I presume you mean native opcodes, not java-bytecode-opcodes. There is no reason to add new bytecodes if all these API methods are known to be intrinsic, besides, there’s very little room to add new bytecodes anyway. The same strategy will be used when they (finally) add methods like Integer.add(a, b) [all primitives] to the API, so that other languages that run on the JVM can simply make method calls, instead of relying on the limited provided functionality by the java-classfile specification.
I seriously doubt they’re removing primitive types from the language given how incredibly incompatible that would be. I suspect they just plan to make boxed types actually fast by way of specialization (what every decent compiler since the 80’s has done) instead of the half-assed hack they are now.
There’s a lot of things that just aren’t going to get fixed about Java though, so it’s good to see they’re keeping emphasis on making the VM a suitable target for other languages that do fix Java’s shortcomings
What really gets me excited is seeing the creative use of invokedynamic as a sort of lazy meta-object protocol for lambdas. That to me is actually more interesting than the lambdas themselves.
You can easily bundle the JVM with your application so that you can run on your JVM, guaranteed. You would no longer need to depend or expect a user to be capable of installing a system-wide JVM (that could be a different version, etc).
It does not mean abandoning the JVM as a concept, just giving you more control over how you invoke the JVM to run your application.
That seems to be the direction that they are headed in.
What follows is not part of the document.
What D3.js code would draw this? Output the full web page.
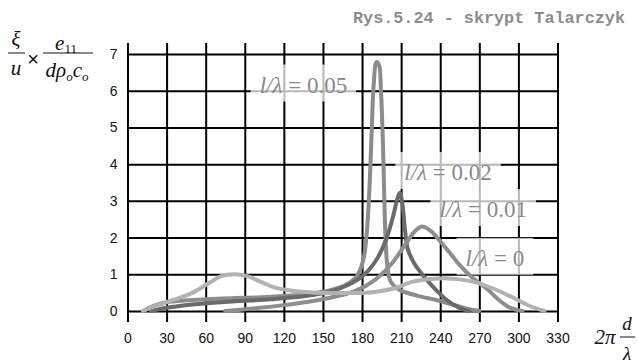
<!DOCTYPE html>
<html>
<head>
<meta charset="utf-8">
<script src="https://cdn.jsdelivr.net/npm/d3@7"></script>
<style>
body { margin: 0; background: #fff; }
svg { display: block; }
</style>
</head>
<body>
<svg id="chart" width="638" height="363"></svg>
<script>
// x ticks (2*pi*d/lambda), y ticks
var xTicks = [0, 30, 60, 90, 120, 150, 180, 210, 240, 270, 300, 330];
var yTicks = [0, 1, 2, 3, 4, 5, 6, 7];

// curves: [2*pi*d/lambda, value]
var curve005 = [[12,0],[20,0.14],[30,0.24],[45,0.29],[60,0.32],[80,0.35],[100,0.37],[120,0.41],[140,0.47],[155,0.56],[168,0.72],[176,0.95],[181,1.4],[184,2.3],[186,3.6],[187.5,5],[189,6.2],[191,6.78],[193,6.7],[194.5,6],[196,4.6],[197,3.2],[198,2],[199.5,1.2],[202,0.8],[209,0.57],[222,0.42],[237,0.3],[252,0.15],[262,0.05],[270,0]];
var curve002 = [[18,0],[30,0.09],[50,0.18],[80,0.26],[110,0.32],[135,0.4],[155,0.52],[170,0.72],[182,1.0],[192,1.45],[199,2.0],[204,2.6],[207,3.05],[209,3.22],[211,2.9],[213,2.2],[215,1.7],[220,1.3],[228,0.92],[236,0.6],[245,0.3],[255,0.08],[262,0]];
var curve001 = [[75,0],[100,0.08],[120,0.16],[140,0.26],[158,0.38],[175,0.55],[190,0.85],[203,1.3],[213,1.8],[220,2.15],[226,2.3],[232,2.2],[240,1.9],[247,1.6],[255,1.25],[265,0.9],[276,0.6],[285,0.3],[293,0.1],[303,0]];
var curve000 = [[12,0],[20,0.12],[35,0.3],[50,0.5],[62,0.75],[72,0.95],[82,1.0],[92,0.95],[102,0.8],[112,0.65],[125,0.56],[145,0.5],[170,0.49],[190,0.52],[205,0.62],[219,0.8],[235,0.88],[250,0.88],[265,0.8],[280,0.62],[295,0.38],[308,0.15],[320,0]];

var seriesNames = ["0.05", "0.02", "0.01", "0"];
var seriesData = [curve005, curve002, curve001, curve000];
var seriesColors = ["#8c8c8c", "#6a6a6a", "#8e8e8e", "#b2b2b2"];
// label anchor (text centre x, baseline) in data units
var labelAnchors = [[135, 5.95], [246, 3.57], [273, 2.56], [282, 1.23]];

var svg = d3.select("#chart");

var x = d3.scaleLinear().domain([0, 330]).range([127.5, 557.5]);
var y = d3.scaleLinear().domain([0, 7]).range([311, 54]);

var gridTop = 43, gridBottom = 322;

// vertical grid + x labels
var xAxis = d3.axisBottom(x)
	.tickValues(xTicks)
	.tickSize(gridBottom - gridTop)
	.tickPadding(11)
	.tickFormat(d3.format("d"));

var gx = svg.append("g")
	.attr("transform", "translate(0," + gridTop + ")")
	.call(xAxis);
gx.select(".domain").remove();
gx.selectAll("line").attr("stroke", "#000").attr("stroke-width", 2);
gx.selectAll("text")
	.attr("fill", "#111")
	.style("font-family", "Liberation Sans, Arial, sans-serif")
	.style("font-size", "14px");

// horizontal grid + y labels
var yAxis = d3.axisLeft(y)
	.tickValues(yTicks)
	.tickSize(x(330) - x(0))
	.tickPadding(10)
	.tickFormat(d3.format("d"));

var gy = svg.append("g")
	.attr("transform", "translate(" + x(330) + ",0)")
	.call(yAxis);
gy.select(".domain").remove();
gy.selectAll("line").attr("stroke", "#000").attr("stroke-width", 2);
gy.selectAll("text")
	.attr("fill", "#111")
	.style("font-family", "Liberation Sans, Arial, sans-serif")
	.style("font-size", "14px");

// label boxes sit under the curves, text on top
var boxes = svg.append("g");

var line = d3.line()
	.x(function(d) { return x(d[0]); })
	.y(function(d) { return y(d[1]); })
	.curve(d3.curveCatmullRom.alpha(0.5));

var curvesG = svg.append("g");
curvesG.selectAll("path")
	.data(seriesData)
	.enter().append("path")
	.attr("d", line)
	.attr("fill", "none")
	.attr("stroke", function(d, i) { return seriesColors[i]; })
	.attr("stroke-width", 4)
	.attr("stroke-linejoin", "round")
	.attr("stroke-linecap", "round");

var texts = svg.append("g").selectAll("text")
	.data(seriesNames)
	.enter().append("text")
	.attr("x", function(d, i) { return x(labelAnchors[i][0]); })
	.attr("y", function(d, i) { return y(labelAnchors[i][1]); })
	.attr("text-anchor", "middle")
	.attr("fill", "#8a8a8a")
	.style("font-family", "Liberation Serif, Times New Roman, serif")
	.style("font-size", "23px");

texts.append("tspan").style("font-style", "italic").text("l/λ");
texts.append("tspan").text(function(d) { return " = " + d; });

texts.each(function() {
	var b = this.getBBox();
	boxes.append("rect")
		.attr("x", b.x - 9)
		.attr("y", b.y - 8)
		.attr("width", b.width + 18)
		.attr("height", b.height + 12)
		.attr("fill", "#fff")
		.attr("opacity", 0.72);
});

// title
svg.append("text")
	.attr("x", 625)
	.attr("y", 23)
	.attr("text-anchor", "end")
	.attr("fill", "#8c8c8c")
	.attr("font-family", "'Liberation Mono', 'Courier New', monospace")
	.attr("font-weight", "bold")
	.attr("font-size", 17)
	.attr("textLength", 272)
	.attr("lengthAdjust", "spacingAndGlyphs")
	.text("Rys.5.24 - skrypt Talarczyk");

// y axis label: xi/u x e11/(d rho_o c_o)
var serif = "Liberation Serif, Times New Roman, serif";
var yl = svg.append("g").attr("fill", "#111").style("font-family", serif);
yl.append("text").attr("x", 16).attr("y", 46).attr("text-anchor", "middle")
	.style("font-style", "italic").style("font-size", "21px").text("ξ");
yl.append("line").attr("x1", 8).attr("x2", 25).attr("y1", 53).attr("y2", 53)
	.attr("stroke", "#111").attr("stroke-width", 1);
yl.append("text").attr("x", 16).attr("y", 75).attr("text-anchor", "middle")
	.style("font-style", "italic").style("font-size", "21px").text("u");
yl.append("text").attr("x", 33).attr("y", 66).attr("text-anchor", "middle")
	.style("font-family", "Liberation Sans, Arial, sans-serif")
	.style("font-size", "20px").text("×");
var num = yl.append("text").attr("x", 66).attr("y", 50).attr("text-anchor", "middle");
num.append("tspan").style("font-style", "italic").style("font-size", "21px").text("e");
num.append("tspan").attr("dy", 3).style("font-size", "13px").text("11");
yl.append("line").attr("x1", 43).attr("x2", 93).attr("y1", 53).attr("y2", 53)
	.attr("stroke", "#111").attr("stroke-width", 1);
var den = yl.append("text").attr("x", 67).attr("y", 77).attr("text-anchor", "middle")
	.style("font-style", "italic").style("font-size", "21px");
den.append("tspan").text("dρ");
den.append("tspan").attr("dy", 4).style("font-size", "13px").text("o");
den.append("tspan").attr("dy", -4).text("c");
den.append("tspan").attr("dy", 4).style("font-size", "13px").text("o");

// x axis label: 2 pi d / lambda
var xl = svg.append("g").attr("fill", "#111").style("font-family", serif);
xl.append("text").attr("x", 605).attr("y", 344).attr("text-anchor", "middle")
	.style("font-style", "italic").style("font-size", "21px").text("2π");
xl.append("text").attr("x", 627).attr("y", 330).attr("text-anchor", "middle")
	.style("font-style", "italic").style("font-size", "19px").text("d");
xl.append("line").attr("x1", 620).attr("x2", 635).attr("y1", 337).attr("y2", 337)
	.attr("stroke", "#111").attr("stroke-width", 1);
xl.append("text").attr("x", 627).attr("y", 360).attr("text-anchor", "middle")
	.style("font-style", "italic").style("font-size", "19px").text("λ");
</script>
</body>
</html>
Alot of the slides show “classpath” crossed out. Breaking up packages into separate & versioned bundles. So I’d assume that a JRE just becomes a collection of all the various versions.
I love the JVM alt-language space, the libraries, the IDEs, the build tools, and the fast runtime performance (faster than almost everything except C/C++). Those pieces are what keep me excited about JVM. I don’t think I’d build another serious project in plain Java; I’d rather use Scala or maybe Kotlin.
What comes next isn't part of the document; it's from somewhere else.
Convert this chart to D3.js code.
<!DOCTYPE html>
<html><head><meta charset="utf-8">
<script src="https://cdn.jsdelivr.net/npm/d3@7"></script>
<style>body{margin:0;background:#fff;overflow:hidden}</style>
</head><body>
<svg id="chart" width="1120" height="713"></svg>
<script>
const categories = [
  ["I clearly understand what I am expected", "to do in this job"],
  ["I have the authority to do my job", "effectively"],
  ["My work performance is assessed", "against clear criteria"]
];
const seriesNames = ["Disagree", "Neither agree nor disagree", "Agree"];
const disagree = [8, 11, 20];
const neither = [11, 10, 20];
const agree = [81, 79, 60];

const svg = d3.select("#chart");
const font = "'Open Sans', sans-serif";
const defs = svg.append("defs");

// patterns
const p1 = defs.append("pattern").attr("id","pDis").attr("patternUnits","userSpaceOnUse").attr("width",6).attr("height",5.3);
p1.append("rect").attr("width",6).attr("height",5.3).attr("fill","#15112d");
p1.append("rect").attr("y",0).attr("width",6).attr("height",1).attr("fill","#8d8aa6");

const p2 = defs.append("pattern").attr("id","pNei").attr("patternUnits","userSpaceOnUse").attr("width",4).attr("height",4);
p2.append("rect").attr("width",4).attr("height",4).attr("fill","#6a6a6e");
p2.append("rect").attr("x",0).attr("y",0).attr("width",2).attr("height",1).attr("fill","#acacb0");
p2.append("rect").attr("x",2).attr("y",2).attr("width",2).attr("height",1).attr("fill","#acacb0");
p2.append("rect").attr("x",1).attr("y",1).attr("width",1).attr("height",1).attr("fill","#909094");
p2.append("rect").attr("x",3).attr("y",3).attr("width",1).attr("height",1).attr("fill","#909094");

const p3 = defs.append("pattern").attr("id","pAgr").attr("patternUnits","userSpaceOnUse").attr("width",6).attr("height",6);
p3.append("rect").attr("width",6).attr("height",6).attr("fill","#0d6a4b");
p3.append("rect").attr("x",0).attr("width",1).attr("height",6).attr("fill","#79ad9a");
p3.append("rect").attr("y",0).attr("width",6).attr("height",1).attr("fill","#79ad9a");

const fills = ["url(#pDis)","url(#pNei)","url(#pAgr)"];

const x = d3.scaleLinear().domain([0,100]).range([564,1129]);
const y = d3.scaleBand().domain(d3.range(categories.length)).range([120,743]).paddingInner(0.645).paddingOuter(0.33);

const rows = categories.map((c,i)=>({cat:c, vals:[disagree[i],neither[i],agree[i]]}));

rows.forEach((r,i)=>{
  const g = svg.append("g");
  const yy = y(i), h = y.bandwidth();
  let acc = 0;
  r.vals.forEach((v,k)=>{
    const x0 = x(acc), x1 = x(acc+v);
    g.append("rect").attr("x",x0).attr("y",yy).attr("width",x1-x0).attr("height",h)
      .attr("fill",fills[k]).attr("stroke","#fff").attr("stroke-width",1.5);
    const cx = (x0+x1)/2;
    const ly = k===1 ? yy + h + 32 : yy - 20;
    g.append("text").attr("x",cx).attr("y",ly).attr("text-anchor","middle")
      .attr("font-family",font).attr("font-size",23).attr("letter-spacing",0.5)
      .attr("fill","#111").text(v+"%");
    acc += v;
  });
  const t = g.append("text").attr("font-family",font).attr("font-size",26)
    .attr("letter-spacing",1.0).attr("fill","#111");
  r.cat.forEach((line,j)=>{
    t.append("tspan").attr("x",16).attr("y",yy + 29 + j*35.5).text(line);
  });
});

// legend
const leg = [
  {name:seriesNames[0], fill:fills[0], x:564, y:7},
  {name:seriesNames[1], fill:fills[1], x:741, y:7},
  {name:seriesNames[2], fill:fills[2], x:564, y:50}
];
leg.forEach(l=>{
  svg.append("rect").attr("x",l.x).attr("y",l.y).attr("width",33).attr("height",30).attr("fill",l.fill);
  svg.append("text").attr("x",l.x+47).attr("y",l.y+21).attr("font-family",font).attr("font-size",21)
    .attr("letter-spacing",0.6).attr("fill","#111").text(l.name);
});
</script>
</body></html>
It seems to me that Oracle is making some very good decisions about Java’s direction. And I’m also getting the impression that things are moving a little faster now than in the recent past.
Even crawling along at a snail’s pace is better than a complete standstill (except for some bug fix / security hole fix AKA applet break releases)
Still I see the platform diversify even more. More languages than you can shake a stick at, and more are coming. I used to like diversity and freedom, but in today’s world it is actually a big hindrance IMO; people don’t seem to think like that anymore.